===== DATASET CONTENT
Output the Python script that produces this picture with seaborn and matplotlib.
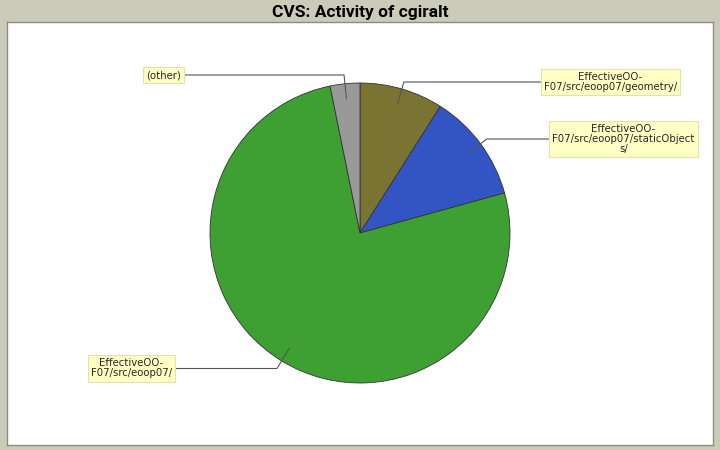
import matplotlib
matplotlib.use("Agg")
import matplotlib.pyplot as plt
import numpy as np
import seaborn as sns

sns.set_style("white")
plt.rcParams["font.family"] = ["DejaVu Sans"]

# slice data (clockwise from 12 o'clock)
labels = ["EffectiveOO-\nF07/src/eoop07/geometry/",
          "EffectiveOO-\nF07/src/eoop07/staticObject\ns/",
          "EffectiveOO-\nF07/src/eoop07/",
          "(other)"]
shares = [9.0, 11.7, 76.1, 3.2]
colors = ["#7a7432", "#3355c4", "#3ea033", "#999999"]

# label box centres (pixels in the plot area, y from top of image)
box_x = [610.5, 623.5, 131.5, 163.5]
box_y = [82, 139, 368.5, 75]

W, H = 720, 450
left, top, right, bottom = 7, 22, 713, 445
aw, ah = right - left, bottom - top

fig = plt.figure(figsize=(W / 100, H / 100), dpi=100)
fig.patch.set_facecolor("#cbcbb9")
ax = fig.add_axes([left / W, (H - bottom) / H, aw / W, ah / H])

cx, cy, R = 360 - left, bottom - 233, 150
wedges, _ = ax.pie(shares, colors=colors, startangle=90, counterclock=False,
                   center=(cx, cy), radius=R, frame=True,
                   wedgeprops=dict(edgecolor="#333333", linewidth=0.6))
ax.set_xlim(0, aw)
ax.set_ylim(0, ah)
ax.set_aspect("equal")
ax.set_xticks([])
ax.set_yticks([])
ax.set_facecolor("white")
for s in ax.spines.values():
    s.set_color("#8c8c80")
    s.set_linewidth(1)

for w, lab, bx, by in zip(wedges, labels, box_x, box_y):
    ang = np.deg2rad((w.theta1 + w.theta2) / 2)
    tx, ty = bx - left, bottom - by
    p1 = (cx + 0.9 * R * np.cos(ang), cy + 0.9 * R * np.sin(ang))
    # elbow where the radial line meets the label's height
    r2 = (ty - cy) / np.sin(ang)
    p2 = (cx + r2 * np.cos(ang), ty)
    p3x = tx - 40 if tx > cx else tx + 20
    ax.plot([p1[0], p2[0], p3x], [p1[1], p2[1], ty], color="#555555", lw=0.8,
            zorder=3, clip_on=False)
    ax.text(tx, ty, lab, ha="center", va="center", fontsize=7.3,
            multialignment="center", linespacing=1.0, zorder=4,
            bbox=dict(boxstyle="square,pad=0.3", fc="#ffffc4", ec="#e2e2b0", lw=0.8))

fig.text(0.5, 1 - 12 / H, "CVS: Activity of cgiralt", ha="center", va="center",
         fontsize=12.5, fontweight="bold", color="black",
         family=["Roboto", "DejaVu Sans"])

fig.savefig("out.png", dpi=100, facecolor=fig.get_facecolor())
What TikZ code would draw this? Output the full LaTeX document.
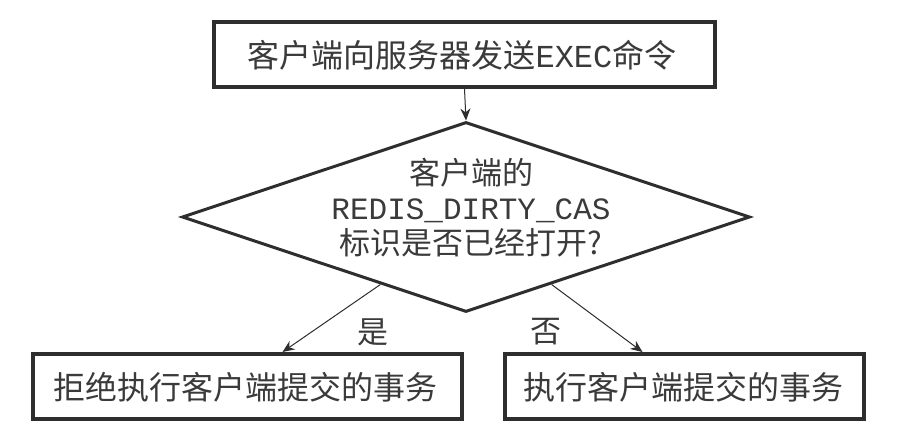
\documentclass[tikz,border=0pt]{standalone}
\usepackage{fontspec}
\setmainfont{Noto Sans CJK SC}
\setmonofont{Liberation Mono}
\usetikzlibrary{shapes.geometric,arrows.meta,calc}
\definecolor{ln}{HTML}{2E2E2E}
\definecolor{tx}{HTML}{3A3A3A}
\begin{document}
\begin{tikzpicture}[x=1pt,y=-1pt,
  box/.style={draw=ln,line width=4pt,rectangle,inner sep=0pt},
  dia/.style={draw=ln,line width=3pt,diamond,inner sep=0pt},
  txt/.style={text=tx,inner sep=0pt,font=\fontsize{32}{36}\selectfont},
  lbl/.style={text=tx,inner sep=0pt,font=\fontsize{31}{35}\selectfont},
  arr/.style={draw=ln,line width=1pt,-{Stealth[length=12pt,width=10pt]}},
]
\useasboundingbox[fill=white] (0,0) rectangle (906,441);
\node[box,minimum width=501pt,minimum height=65pt] (top) at (464.5,54.5) {};
\node[txt] (toptext) at (462,55) {客户端向服务器发送{\ttfamily EXEC}命令};
\node[dia,minimum width=568pt,minimum height=190pt] (d) at (466,217) {};
\node[lbl,align=center] (dtext) at (471,208) {客户端的\\{\ttfamily REDIS\_DIRTY\_CAS}\\标识是否已经打开?};
\node[box,minimum width=429pt,minimum height=65pt] (lb) at (247.5,386.5) {};
\node[txt,anchor=west] (lbtext) at (53,387) {拒绝执行客户端提交的事务};
\node[box,minimum width=359pt,minimum height=65pt] (rb) at (684.5,386.5) {};
\node[txt,anchor=west] (rbtext) at (523,387) {执行客户端提交的事务};
\coordinate (ls) at ($(d.south)!0.3!(d.west)$);
\coordinate (rs) at ($(d.south)!0.3!(d.east)$);
\coordinate (le) at ([xshift=35pt]lb.north);
\coordinate (re) at ([xshift=-42pt]rb.north);
\draw[arr] (top.south) -- (d.north);
\draw[arr] (ls) -- (le);
\draw[arr] (rs) -- (re);
\node[lbl] (yes) at (373,332) {是};
\node[lbl] (no) at (546,332) {否};
\end{tikzpicture}
\end{document}
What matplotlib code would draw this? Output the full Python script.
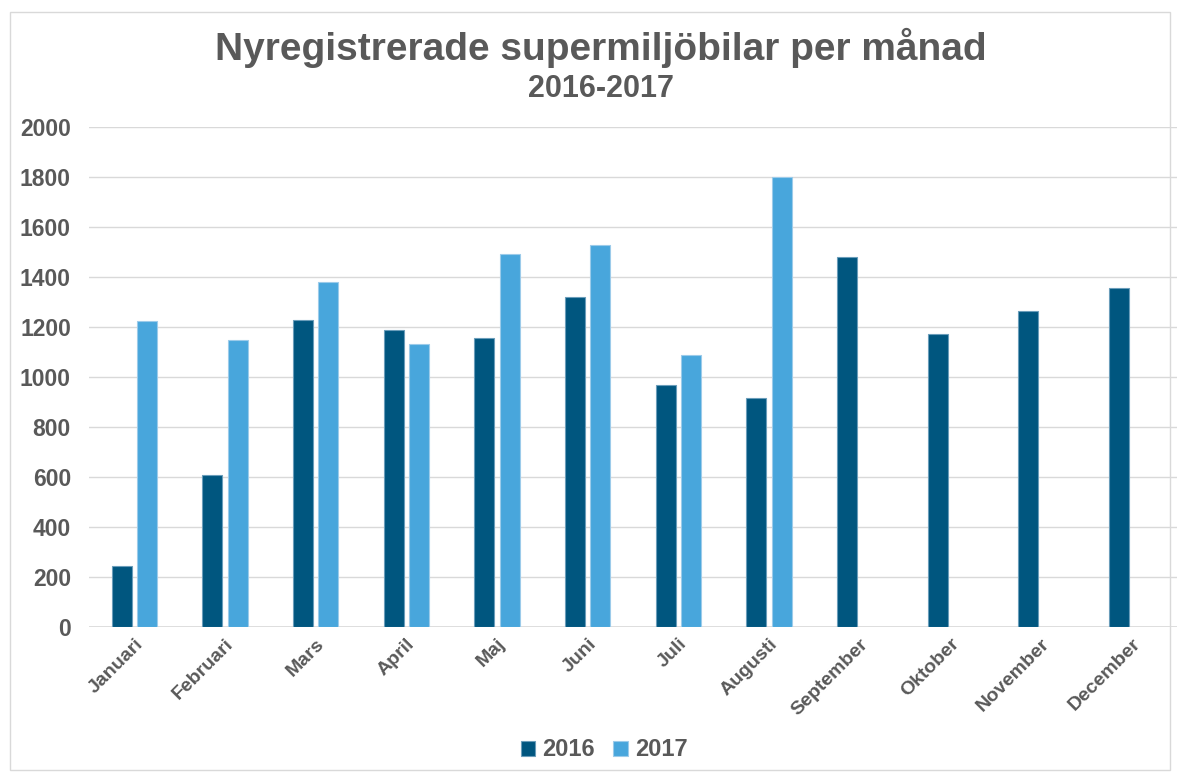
==========
■ EXERCISE TASK ■
Repeat only what lies between the start of the data and the end of the line containing "s.set_linewidth(1)", exactly, with pictures left out.

■ IN RESPONSE ■
Output the Python script that produces this picture with seaborn and matplotlib.
import matplotlib
matplotlib.use("Agg")
import matplotlib.pyplot as plt
import numpy as np
import seaborn as sns

sns.set_style("white")
plt.rcParams["font.family"] = ["DejaVu Sans"]

# slice data (clockwise from 12 o'clock)
labels = ["EffectiveOO-\nF07/src/eoop07/geometry/",
          "EffectiveOO-\nF07/src/eoop07/staticObject\ns/",
          "EffectiveOO-\nF07/src/eoop07/",
          "(other)"]
shares = [9.0, 11.7, 76.1, 3.2]
colors = ["#7a7432", "#3355c4", "#3ea033", "#999999"]

# label box centres (pixels in the plot area, y from top of image)
box_x = [610.5, 623.5, 131.5, 163.5]
box_y = [82, 139, 368.5, 75]

W, H = 720, 450
left, top, right, bottom = 7, 22, 713, 445
aw, ah = right - left, bottom - top

fig = plt.figure(figsize=(W / 100, H / 100), dpi=100)
fig.patch.set_facecolor("#cbcbb9")
ax = fig.add_axes([left / W, (H - bottom) / H, aw / W, ah / H])

cx, cy, R = 360 - left, bottom - 233, 150
wedges, _ = ax.pie(shares, colors=colors, startangle=90, counterclock=False,
                   center=(cx, cy), radius=R, frame=True,
                   wedgeprops=dict(edgecolor="#333333", linewidth=0.6))
ax.set_xlim(0, aw)
ax.set_ylim(0, ah)
ax.set_aspect("equal")
ax.set_xticks([])
ax.set_yticks([])
ax.set_facecolor("white")
for s in ax.spines.values():
    s.set_color("#8c8c80")
    s.set_linewidth(1)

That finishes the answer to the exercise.